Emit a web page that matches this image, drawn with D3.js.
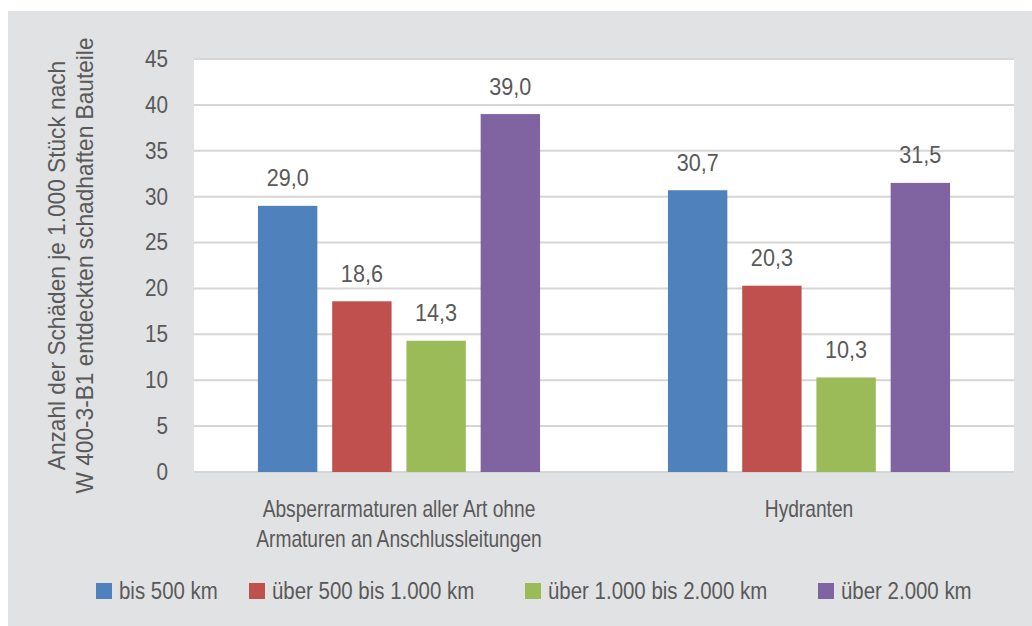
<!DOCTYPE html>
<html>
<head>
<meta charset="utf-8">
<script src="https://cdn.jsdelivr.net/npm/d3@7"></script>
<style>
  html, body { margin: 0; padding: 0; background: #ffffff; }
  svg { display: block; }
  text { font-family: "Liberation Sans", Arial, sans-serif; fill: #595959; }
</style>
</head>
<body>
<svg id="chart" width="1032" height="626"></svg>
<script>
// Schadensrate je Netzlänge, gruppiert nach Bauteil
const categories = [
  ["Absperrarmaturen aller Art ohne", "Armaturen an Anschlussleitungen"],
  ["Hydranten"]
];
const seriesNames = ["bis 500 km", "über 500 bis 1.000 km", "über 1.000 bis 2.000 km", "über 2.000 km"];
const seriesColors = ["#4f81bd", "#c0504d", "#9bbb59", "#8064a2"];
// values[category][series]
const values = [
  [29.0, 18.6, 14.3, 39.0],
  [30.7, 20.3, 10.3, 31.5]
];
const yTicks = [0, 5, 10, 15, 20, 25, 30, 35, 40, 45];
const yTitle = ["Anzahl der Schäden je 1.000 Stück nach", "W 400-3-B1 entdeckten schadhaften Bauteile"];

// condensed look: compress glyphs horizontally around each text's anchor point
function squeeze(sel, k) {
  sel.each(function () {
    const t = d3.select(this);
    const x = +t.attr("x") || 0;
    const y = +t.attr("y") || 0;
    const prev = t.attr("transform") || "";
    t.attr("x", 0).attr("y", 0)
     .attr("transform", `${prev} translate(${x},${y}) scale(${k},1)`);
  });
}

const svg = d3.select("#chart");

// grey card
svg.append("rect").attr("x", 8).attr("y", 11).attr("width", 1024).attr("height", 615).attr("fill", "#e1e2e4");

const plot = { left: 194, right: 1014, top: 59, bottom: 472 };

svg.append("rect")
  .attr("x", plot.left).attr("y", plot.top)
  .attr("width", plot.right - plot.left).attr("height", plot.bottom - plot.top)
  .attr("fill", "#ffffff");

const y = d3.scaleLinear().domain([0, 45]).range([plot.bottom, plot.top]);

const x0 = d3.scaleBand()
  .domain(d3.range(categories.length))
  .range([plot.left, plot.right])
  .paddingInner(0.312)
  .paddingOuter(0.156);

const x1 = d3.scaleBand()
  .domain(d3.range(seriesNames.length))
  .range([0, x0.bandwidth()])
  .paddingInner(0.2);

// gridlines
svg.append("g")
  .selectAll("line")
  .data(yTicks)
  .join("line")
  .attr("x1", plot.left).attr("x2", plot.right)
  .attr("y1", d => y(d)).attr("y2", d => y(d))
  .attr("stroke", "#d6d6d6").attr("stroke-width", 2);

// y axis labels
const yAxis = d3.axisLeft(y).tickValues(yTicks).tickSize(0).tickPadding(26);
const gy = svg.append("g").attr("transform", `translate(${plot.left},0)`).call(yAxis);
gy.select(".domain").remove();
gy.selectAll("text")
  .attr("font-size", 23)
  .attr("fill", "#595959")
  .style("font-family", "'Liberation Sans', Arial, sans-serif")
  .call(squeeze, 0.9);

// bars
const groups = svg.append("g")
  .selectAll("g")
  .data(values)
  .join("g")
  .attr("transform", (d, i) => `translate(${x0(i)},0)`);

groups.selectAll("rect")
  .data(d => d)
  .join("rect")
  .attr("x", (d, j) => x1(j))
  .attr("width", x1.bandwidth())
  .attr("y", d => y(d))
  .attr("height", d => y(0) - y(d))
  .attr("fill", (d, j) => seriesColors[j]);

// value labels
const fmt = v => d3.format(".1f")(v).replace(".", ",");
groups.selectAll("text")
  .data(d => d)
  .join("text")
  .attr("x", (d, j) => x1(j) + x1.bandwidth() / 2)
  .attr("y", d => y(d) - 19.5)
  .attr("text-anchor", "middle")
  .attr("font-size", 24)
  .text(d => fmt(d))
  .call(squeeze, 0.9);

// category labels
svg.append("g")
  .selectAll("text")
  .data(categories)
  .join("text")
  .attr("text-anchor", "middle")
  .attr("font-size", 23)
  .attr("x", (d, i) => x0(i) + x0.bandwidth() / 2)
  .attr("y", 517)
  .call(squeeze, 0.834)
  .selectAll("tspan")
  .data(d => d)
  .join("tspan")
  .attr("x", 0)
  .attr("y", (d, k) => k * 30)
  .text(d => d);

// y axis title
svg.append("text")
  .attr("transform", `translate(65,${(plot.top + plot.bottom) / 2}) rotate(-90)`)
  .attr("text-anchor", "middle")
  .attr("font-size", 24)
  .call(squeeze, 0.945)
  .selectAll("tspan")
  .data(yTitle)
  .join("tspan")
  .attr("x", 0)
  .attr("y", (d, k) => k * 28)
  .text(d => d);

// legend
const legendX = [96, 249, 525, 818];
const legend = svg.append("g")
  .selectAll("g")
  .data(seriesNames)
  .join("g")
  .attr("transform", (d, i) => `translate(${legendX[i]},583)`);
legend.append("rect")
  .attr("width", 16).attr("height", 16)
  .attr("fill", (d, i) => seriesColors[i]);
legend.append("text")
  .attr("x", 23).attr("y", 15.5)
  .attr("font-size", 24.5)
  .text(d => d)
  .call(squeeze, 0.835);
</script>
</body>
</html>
# # #
The data above needs to be retyped exactly, with the images left out.

Emit a web page that matches this image, drawn with D3.js.
<!DOCTYPE html>
<html>
<head>
<meta charset="utf-8">
<script src="https://cdn.jsdelivr.net/npm/d3@7"></script>
<style>
  html, body { margin: 0; padding: 0; background: #ffffff; }
  svg { display: block; }
  text { font-family: "Liberation Sans", Arial, sans-serif; fill: #595959; }
</style>
</head>
<body>
<svg id="chart" width="1032" height="626"></svg>
<script>
// Schadensrate je Netzlänge, gruppiert nach Bauteil
const categories = [
  ["Absperrarmaturen aller Art ohne", "Armaturen an Anschlussleitungen"],
  ["Hydranten"]
];
const seriesNames = ["bis 500 km", "über 500 bis 1.000 km", "über 1.000 bis 2.000 km", "über 2.000 km"];
const seriesColors = ["#4f81bd", "#c0504d", "#9bbb59", "#8064a2"];
// values[category][series]
const values = [
  [29.0, 18.6, 14.3, 39.0],
  [30.7, 20.3, 10.3, 31.5]
];
const yTicks = [0, 5, 10, 15, 20, 25, 30, 35, 40, 45];
const yTitle = ["Anzahl der Schäden je 1.000 Stück nach", "W 400-3-B1 entdeckten schadhaften Bauteile"];

// condensed look: compress glyphs horizontally around each text's anchor point
function squeeze(sel, k) {
  sel.each(function () {
    const t = d3.select(this);
    const x = +t.attr("x") || 0;
    const y = +t.attr("y") || 0;
    const prev = t.attr("transform") || "";
    t.attr("x", 0).attr("y", 0)
     .attr("transform", `${prev} translate(${x},${y}) scale(${k},1)`);
  });
}

const svg = d3.select("#chart");

// grey card
svg.append("rect").attr("x", 8).attr("y", 11).attr("width", 1024).attr("height", 615).attr("fill", "#e1e2e4");

const plot = { left: 194, right: 1014, top: 59, bottom: 472 };

svg.append("rect")
  .attr("x", plot.left).attr("y", plot.top)
  .attr("width", plot.right - plot.left).attr("height", plot.bottom - plot.top)
  .attr("fill", "#ffffff");

const y = d3.scaleLinear().domain([0, 45]).range([plot.bottom, plot.top]);

const x0 = d3.scaleBand()
  .domain(d3.range(categories.length))
  .range([plot.left, plot.right])
  .paddingInner(0.312)
  .paddingOuter(0.156);

const x1 = d3.scaleBand()
  .domain(d3.range(seriesNames.length))
  .range([0, x0.bandwidth()])
  .paddingInner(0.2);

// gridlines
svg.append("g")
  .selectAll("line")
  .data(yTicks)
  .join("line")
  .attr("x1", plot.left).attr("x2", plot.right)
  .attr("y1", d => y(d)).attr("y2", d => y(d))
  .attr("stroke", "#d6d6d6").attr("stroke-width", 2);

// y axis labels
const yAxis = d3.axisLeft(y).tickValues(yTicks).tickSize(0).tickPadding(26);
const gy = svg.append("g").attr("transform", `translate(${plot.left},0)`).call(yAxis);
gy.select(".domain").remove();
gy.selectAll("text")
  .attr("font-size", 23)
  .attr("fill", "#595959")
  .style("font-family", "'Liberation Sans', Arial, sans-serif")
  .call(squeeze, 0.9);

// bars
const groups = svg.append("g")
  .selectAll("g")
  .data(values)
  .join("g")
  .attr("transform", (d, i) => `translate(${x0(i)},0)`);

groups.selectAll("rect")
  .data(d => d)
  .join("rect")
  .attr("x", (d, j) => x1(j))
  .attr("width", x1.bandwidth())
  .attr("y", d => y(d))
  .attr("height", d => y(0) - y(d))
  .attr("fill", (d, j) => seriesColors[j]);

// value labels
const fmt = v => d3.format(".1f")(v).replace(".", ",");
groups.selectAll("text")
  .data(d => d)
  .join("text")
  .attr("x", (d, j) => x1(j) + x1.bandwidth() / 2)
  .attr("y", d => y(d) - 19.5)
  .attr("text-anchor", "middle")
  .attr("font-size", 24)
  .text(d => fmt(d))
  .call(squeeze, 0.9);

// category labels
svg.append("g")
  .selectAll("text")
  .data(categories)
  .join("text")
  .attr("text-anchor", "middle")
  .attr("font-size", 23)
  .attr("x", (d, i) => x0(i) + x0.bandwidth() / 2)
  .attr("y", 517)
  .call(squeeze, 0.834)
  .selectAll("tspan")
  .data(d => d)
  .join("tspan")
  .attr("x", 0)
  .attr("y", (d, k) => k * 30)
  .text(d => d);

// y axis title
svg.append("text")
  .attr("transform", `translate(65,${(plot.top + plot.bottom) / 2}) rotate(-90)`)
  .attr("text-anchor", "middle")
  .attr("font-size", 24)
  .call(squeeze, 0.945)
  .selectAll("tspan")
  .data(yTitle)
  .join("tspan")
  .attr("x", 0)
  .attr("y", (d, k) => k * 28)
  .text(d => d);

// legend
const legendX = [96, 249, 525, 818];
const legend = svg.append("g")
  .selectAll("g")
  .data(seriesNames)
  .join("g")
  .attr("transform", (d, i) => `translate(${legendX[i]},583)`);
legend.append("rect")
  .attr("width", 16).attr("height", 16)
  .attr("fill", (d, i) => seriesColors[i]);
legend.append("text")
  .attr("x", 23).attr("y", 15.5)
  .attr("font-size", 24.5)
  .text(d => d)
  .call(squeeze, 0.835);
</script>
</body>
</html>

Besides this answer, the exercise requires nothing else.